While this can be thought of as a memorial to the U.S. Confederacy, to me it's more of an historical marker telling a story, the story of how, way out here in Washington State, a highway could be named after the Confederate president. Research it and discover history! But do we really need history? Erase all history from our books so that there will never be any conflicting views. That would of course be nonsense. Learn from history, but more importantly, respect that others have different opinions than you. Also respect private property and people's freedom to express themselves. Always remember that we would not need the freedom of speech protected in our first amendment if all speech was agreed upon by everyone, it is the purpose of it, to protect objectionable speech. Also remember that all symbols have different meanings to different people. It is called individualism.

Null

Ms. Fahnbulleh, I understand and respect that you have strong feelings about the park.
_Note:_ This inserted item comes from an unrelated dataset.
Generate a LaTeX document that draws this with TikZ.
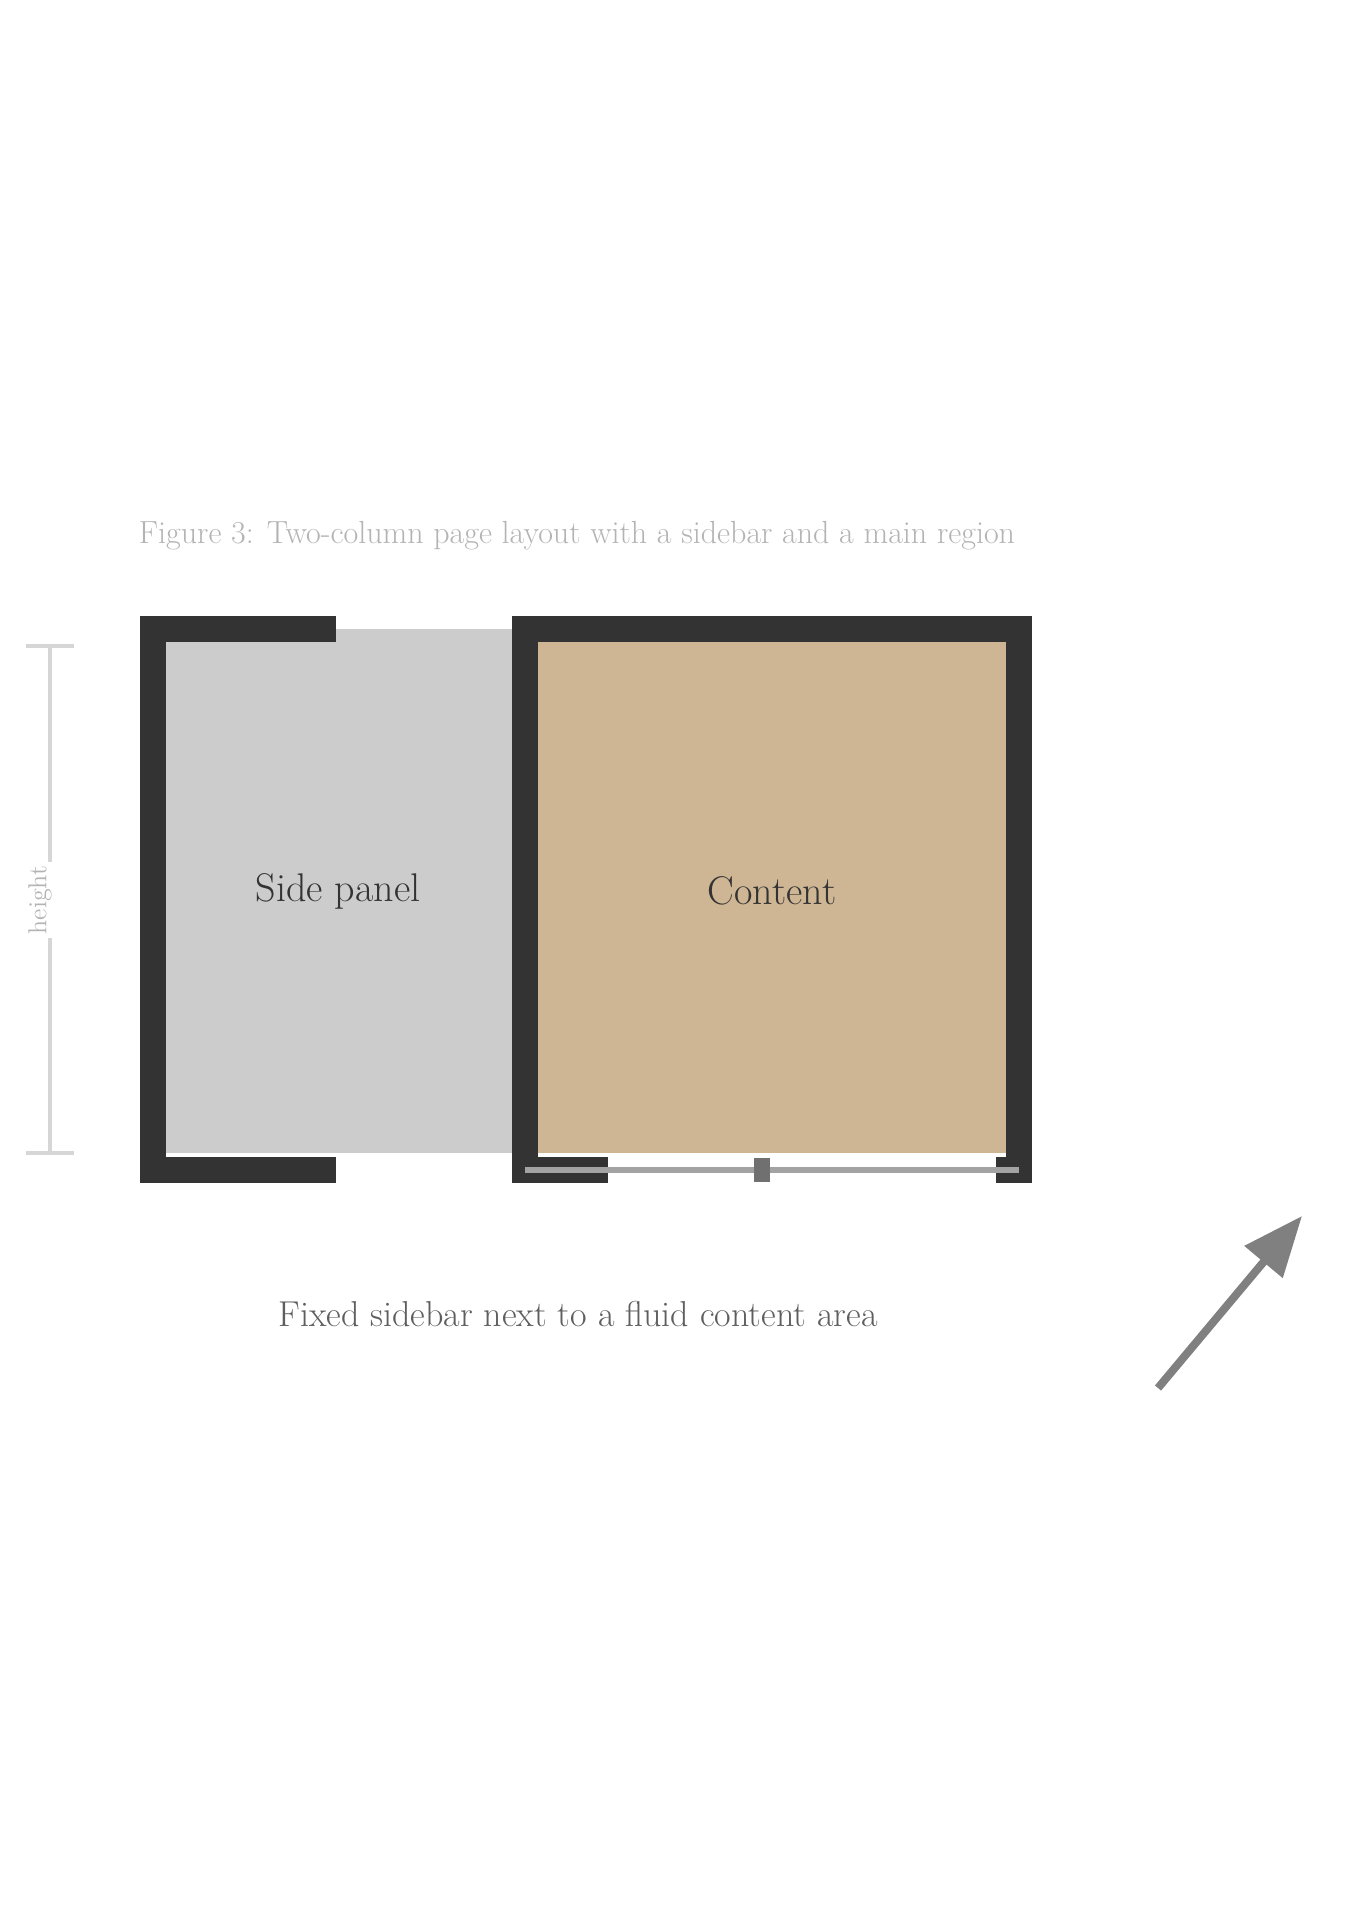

Were I of African descent, doubtless I too would be taken aback by the sight of Confederate symbols here in the Northwest. I know that many people see them as nothing but a reminder and endorsement of past and present racism. This is unfortunate, but probably unavoidable. However, for those of us whose families fought, and many of whom died, for the cause of Southern Independence (mine fought for Georgia), we view those symbols as a humble reminder of our ancestors and what they were willing to sacrifice for their beliefs and family. In short, for our heritage. We may not hold the same beliefs now, but that doesn't mitigate their bravery and selflessness to lay all they had on the altar of their convictions. I see those symbols and that park as a small acknowledgement of these virtues, and as a humble attempt to honor my family. Furthermore, the fact that Jefferson Davis made real and substantial contributions to the development of where we live now should be remembered and acknowledged. It is literally history. It is done. It cannot be changed or erased or undone, only recognized and reflected on so that we may draw what lessons we can from it, good or bad. As you note, this is private land and the displays and monuments on it are part of the diversity of which you so vociferously speak. Striving for and accepting true diversity is going to ultimately require you and the people you represent to acknowledge that not everyone is going to see the world as you do, interpret history as you do, or value the same ideas and beliefs that you do. True diversity, by definition, means having our differences. To that end, I strongly urge you to do as the SCV has done and purchase land, placing whatever monuments or symbols you hold dear on it so that all may see and you may draw comfort from it as I do every time I see the Jefferson Davis Park.